2018-2019 Steel Competition

Honorable Mention: THE SEATTLE WATER-ING HALL

George Lee

Project Description

Water is a universal and powerful force in all our lives, deserving to be celebrated. The Seattle Water-ing Hall (Water Research and Education Center) celebrates the importance of water research through an inviting public interior space along the Seattle waterfront organized around the theatrical experience of water.

The building collects and invites water to penetrate through the structure, using the combination of water and architecture to subvert relationships of interior and exterior, and to give a sense of place on the working waterfront.

Three platforms develop a theatrical and programmatic interpretation of unique experiences of water.

1) collected volumes of water to be processed, studied, and used.

2) planes of water and a space of respite

3) droplets of water contrasted with access to Elliot Bay.

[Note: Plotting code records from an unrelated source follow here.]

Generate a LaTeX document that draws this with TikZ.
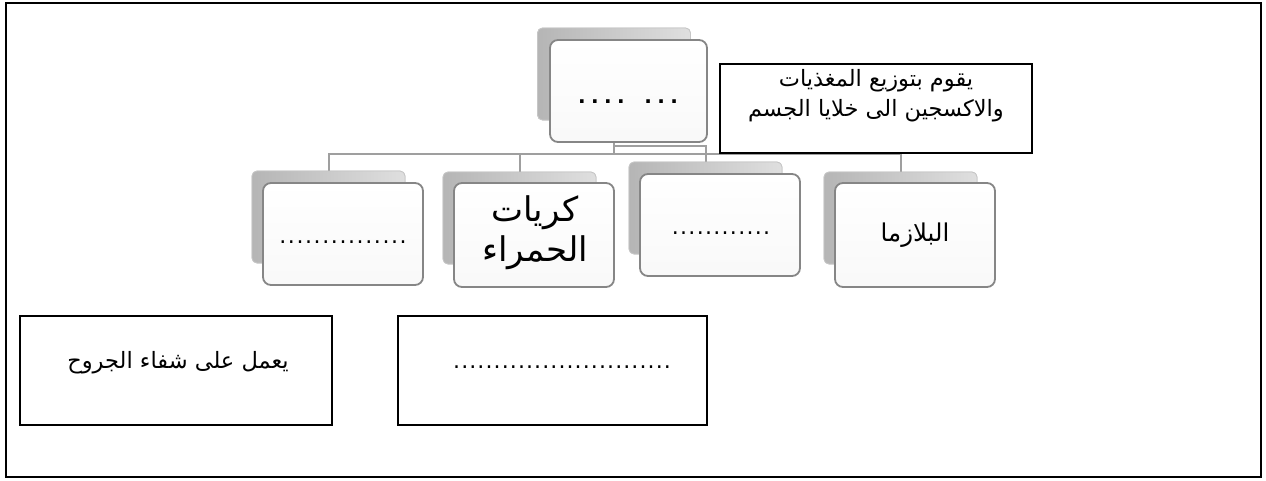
\documentclass[tikz,border=0pt]{standalone}
\usepackage{fontspec}
\newfontfamily\arabicfont[Script=Arabic]{DejaVu Sans}
\newfontfamily\dotfont{DejaVu Sans}
\TeXXeTstate=1
\newcommand\dotrow[2]{\foreach \k in {1,...,#1}{\makebox[#2][c]{.}}}
\begin{document}
\begin{tikzpicture}[x=1pt,y=-1pt,
  backcard/.style={rectangle, rounded corners=5pt, minimum width=153pt, minimum height=92pt,
    left color=gray!58, right color=gray!25, draw=gray!45, line width=0.8pt, inner sep=0pt},
  frontcard/.style={rectangle, rounded corners=8pt, minimum width=160pt, minimum height=102pt,
    top color=white, bottom color=gray!5, draw=gray!95, line width=1.8pt, inner sep=0pt},
  textbox/.style={rectangle, draw=black, line width=2pt, fill=white, inner sep=0pt},
  conn/.style={draw=gray!75, line width=2pt},
  artext/.style={font=\arabicfont\fontsize{22.5}{30}\selectfont, align=center, inner sep=0pt},
  plasmatext/.style={font=\arabicfont\fontsize{24.5}{30}\selectfont, align=center, inner sep=0pt},
  bigtext/.style={font=\arabicfont\fontsize{34}{40}\selectfont, align=center, inner sep=0pt},
  dottext/.style={font=\dotfont\fontsize{22}{24}\selectfont, inner sep=0pt},
  bolddots/.style={font=\dotfont\bfseries\fontsize{20}{24}\selectfont, inner sep=0pt}
]
\useasboundingbox (0,0) rectangle (1266,480);
\draw[line width=2pt] (6,3) rectangle (1261,477);

% back cards
\node[backcard] (pb) at (614,74) {};
\node[backcard] (b1) at (328.5,217) {};
\node[backcard] (b2) at (519.5,218) {};
\node[backcard] (b3) at (705.5,208) {};
\node[backcard] (b4) at (900.5,218) {};

% connectors
\coordinate (bar) at (0,154);
\coordinate (mid) at (0,146);
\draw[conn] (pb.south) -- (pb.south |- bar);
\draw[conn] (b1.north) |- (b4.north |- bar) -- (b4.north);
\draw[conn] (b2.north) -- (b2.north |- bar);
\draw[conn] (pb.south |- mid) -| (b3.north);

% redraw back cards over connectors
\node[backcard] at (pb) {};
\node[backcard] at (b1) {};
\node[backcard] at (b2) {};
\node[backcard] at (b3) {};
\node[backcard] at (b4) {};

% front cards
\node[frontcard, minimum width=157pt] (pf) at (628.5,91) {};
\node[frontcard] (f1) at (343,234) {};
\node[frontcard, minimum height=104pt] (f2) at (534,235) {};
\node[frontcard] (f3) at (720,225) {};
\node[frontcard, minimum height=104pt] (f4) at (915,235) {};

% card texts
\node[bolddots] (tp) at (628,102) {\dotrow{4}{13pt}\hspace{14.3pt}\dotrow{3}{13pt}};
\node[dottext] (t1) at (343,242) {\dotrow{15}{8.6pt}};
\node[bigtext] (t2) at (535,233) {\beginR كريات\endR\\\beginR الحمراء\endR};
\node[dottext] (t3) at (721,233) {\dotrow{12}{8.3pt}};
\node[plasmatext] (t4) at (915,235) {\beginR البلازما\endR};

% text boxes
\node[textbox, minimum width=312pt, minimum height=89pt] (n1) at (876,108.5) {};
\node[artext] (n1t) at (876,96) {\beginR يقوم بتوزيع المغذيات\endR\\\beginR والاكسجين الى خلايا الجسم\endR};

\node[textbox, minimum width=312pt, minimum height=109pt] (n2) at (176,370.5) {};
\node[artext] (n2t) at (178,363) {\beginR يعمل على شفاء الجروح\endR};

\node[textbox, minimum width=309pt, minimum height=109pt] (n3) at (552.5,370.5) {};
\node[dottext] (n3t) at (562,367) {\dotrow{27}{8.1pt}};
\end{tikzpicture}
\end{document}
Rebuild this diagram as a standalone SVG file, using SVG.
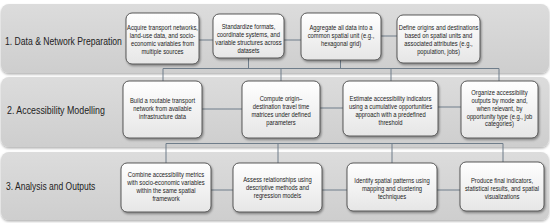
<svg xmlns="http://www.w3.org/2000/svg" width="550" height="223" viewBox="0 0 550 223">
<defs>
<linearGradient id="bandG" x1="0" y1="0" x2="0" y2="1">
<stop offset="0" stop-color="#dcdcdc"/>
<stop offset="1" stop-color="#cecece"/>
</linearGradient>
<linearGradient id="nodeG" x1="0" y1="0" x2="0" y2="1">
<stop offset="0" stop-color="#ffffff"/>
<stop offset="1" stop-color="#e6e6e6"/>
</linearGradient>
<filter id="bandS" x="-5%" y="-10%" width="110%" height="130%">
<feDropShadow dx="0" dy="1.5" stdDeviation="1" flood-color="#000" flood-opacity="0.3"/>
</filter>
<filter id="nodeS" x="-10%" y="-10%" width="125%" height="130%">
<feDropShadow dx="1" dy="1.5" stdDeviation="1" flood-color="#000" flood-opacity="0.4"/>
</filter>
</defs>
<style>
.band{fill:url(#bandG);filter:url(#bandS);}
.node{fill:url(#nodeG);stroke:#4a4a4a;stroke-width:0.9;filter:url(#nodeS);}
.lbl{font-family:"Liberation Sans",Arial,sans-serif;font-size:11.5px;fill:#222;}
.nt{font-family:"Liberation Sans",Arial,sans-serif;font-size:6.9px;fill:#222;text-anchor:middle;}
.con{fill:none;stroke:#6f7d8a;stroke-width:1;}
</style>
<rect width="550" height="223" fill="#ffffff"/>
<g id="bands">
<rect class="band" x="1" y="4" width="548" height="69" rx="8"/>
<rect class="band" x="1" y="77" width="548" height="70" rx="8"/>
<rect class="band" x="1" y="152" width="548" height="68" rx="8"/>
<text class="lbl" transform="translate(5 45) scale(0.75 1)" x="0" y="0">1. Data &amp; Network Preparation</text>
<text class="lbl" transform="translate(7 114) scale(0.77 1)" x="0" y="0">2. Accessibility Modelling</text>
<text class="lbl" transform="translate(6 190) scale(0.74 1)" x="0" y="0">3. Analysis and Outputs</text>
</g>
<g id="connectors">
<path class="con" d="M199 40H213M284 40H301M381 36H397"/>
<path class="con" d="M248.5 58V68.5M340.5 60V68.5M163 68.5H499M163 68.5V81M281 68.5V81M391 68.5V81M499 68.5V81"/>
<path class="con" d="M202 109H242M320 108H343M438 107H461"/>
<path class="con" d="M166 143.5H503M166 143.5V163M278 143.5V163M392 143.5V163M503 143.5V162"/>
<path class="con" d="M211 190H233M322 190H347M437 190H460"/>
</g>
<g id="n1a">
<rect class="node" x="126" y="13" width="73" height="51" rx="6"/>
<text class="nt" transform="translate(162.5 0) scale(0.846 1)"><tspan x="0" y="29.6">Acquire transport networks,</tspan><tspan x="0" y="37.6">land-use data, and socio-</tspan><tspan x="0" y="45.6">economic variables from</tspan><tspan x="0" y="53.6">multiple sources</tspan></text>
</g>
<g id="n1b">
<rect class="node" x="213" y="14" width="71" height="44" rx="6"/>
<text class="nt" transform="translate(248.5 0) scale(0.846 1)"><tspan x="0" y="28.6">Standardize formats,</tspan><tspan x="0" y="36.6">coordinate systems, and</tspan><tspan x="0" y="44.6">variable structures across</tspan><tspan x="0" y="52.6">datasets</tspan></text>
</g>
<g id="n1c">
<rect class="node" x="301" y="13" width="80" height="47" rx="6"/>
<text class="nt" transform="translate(341 0) scale(0.846 1)"><tspan x="0" y="29.6">Aggregate all data into a</tspan><tspan x="0" y="37.6">common spatial unit (e.g.,</tspan><tspan x="0" y="45.6">hexagonal grid)</tspan></text>
</g>
<g id="n1d">
<rect class="node" x="397" y="15" width="83" height="48" rx="6"/>
<text class="nt" transform="translate(438.5 0) scale(0.846 1)"><tspan x="0" y="29.6">Define origins and destinations</tspan><tspan x="0" y="37.6">based on spatial units and</tspan><tspan x="0" y="45.6">associated attributes (e.g.,</tspan><tspan x="0" y="53.6">population, jobs)</tspan></text>
</g>
<g id="n2a">
<rect class="node" x="123" y="81" width="79" height="57" rx="6"/>
<text class="nt" transform="translate(162.5 0) scale(0.846 1)"><tspan x="0" y="102.6">Build a routable transport</tspan><tspan x="0" y="110.6">network from available</tspan><tspan x="0" y="118.6">infrastructure data</tspan></text>
</g>
<g id="n2b">
<rect class="node" x="242" y="81" width="78" height="57" rx="6"/>
<text class="nt" transform="translate(281 0) scale(0.846 1)"><tspan x="0" y="100.6">Compute origin–</tspan><tspan x="0" y="108.6">destination travel time</tspan><tspan x="0" y="116.6">matrices under defined</tspan><tspan x="0" y="124.6">parameters</tspan></text>
</g>
<g id="n2c">
<rect class="node" x="343" y="81" width="95" height="55" rx="6"/>
<text class="nt" transform="translate(390.5 0) scale(0.846 1)"><tspan x="0" y="101.1">Estimate accessibility indicators</tspan><tspan x="0" y="109.1">using a cumulative opportunities</tspan><tspan x="0" y="117.1">approach with a predefined</tspan><tspan x="0" y="125.1">threshold</tspan></text>
</g>
<g id="n2d">
<rect class="node" x="461" y="81" width="77" height="57" rx="6"/>
<text class="nt" transform="translate(499.5 0) scale(0.846 1)"><tspan x="0" y="95.2">Organize accessibility</tspan><tspan x="0" y="103">outputs by mode and,</tspan><tspan x="0" y="110.8">when relevant, by</tspan><tspan x="0" y="118.6">opportunity type (e.g., job</tspan><tspan x="0" y="126.4">categories)</tspan></text>
</g>
<g id="n3a">
<rect class="node" x="121" y="163" width="90" height="49" rx="6"/>
<text class="nt" transform="translate(166 0) scale(0.846 1)"><tspan x="0" y="177.1">Combine accessibility metrics</tspan><tspan x="0" y="185.1">with socio-economic variables</tspan><tspan x="0" y="193.1">within the same spatial</tspan><tspan x="0" y="201.1">framework</tspan></text>
</g>
<g id="n3b">
<rect class="node" x="233" y="163" width="89" height="49" rx="6"/>
<text class="nt" transform="translate(277.5 0) scale(0.846 1)"><tspan x="0" y="182.1">Assess relationships using</tspan><tspan x="0" y="190.1">descriptive methods and</tspan><tspan x="0" y="198.1">regression models</tspan></text>
</g>
<g id="n3c">
<rect class="node" x="347" y="163" width="90" height="48" rx="6"/>
<text class="nt" transform="translate(392 0) scale(0.846 1)"><tspan x="0" y="182.6">Identify spatial patterns using</tspan><tspan x="0" y="190.6">mapping and clustering</tspan><tspan x="0" y="198.6">techniques</tspan></text>
</g>
<g id="n3d">
<rect class="node" x="460" y="162" width="84" height="49" rx="6"/>
<text class="nt" transform="translate(502 0) scale(0.846 1)"><tspan x="0" y="182.6">Produce final indicators,</tspan><tspan x="0" y="190.6">statistical results, and spatial</tspan><tspan x="0" y="198.6">visualizations</tspan></text>
</g>
</svg>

The building is an organized vertically as an open steel framework under a canopy of water and an envelope of light plastic film, or ETFE. The ground floor activates the street edge through an exhibition hall, cafe, take-out restaurant, and presentation space. The research office is a separated volume and platform. A strong cylindrical volume invites the public to journey down underneath the waterfront piers to discover and access the underworld of the waterfront, which is mostly built on piers and piles. A rooftop bar becomes a lookout point from which both the natural context of the Olympics, Puget Sound, and downtown Seattle are visible all at once.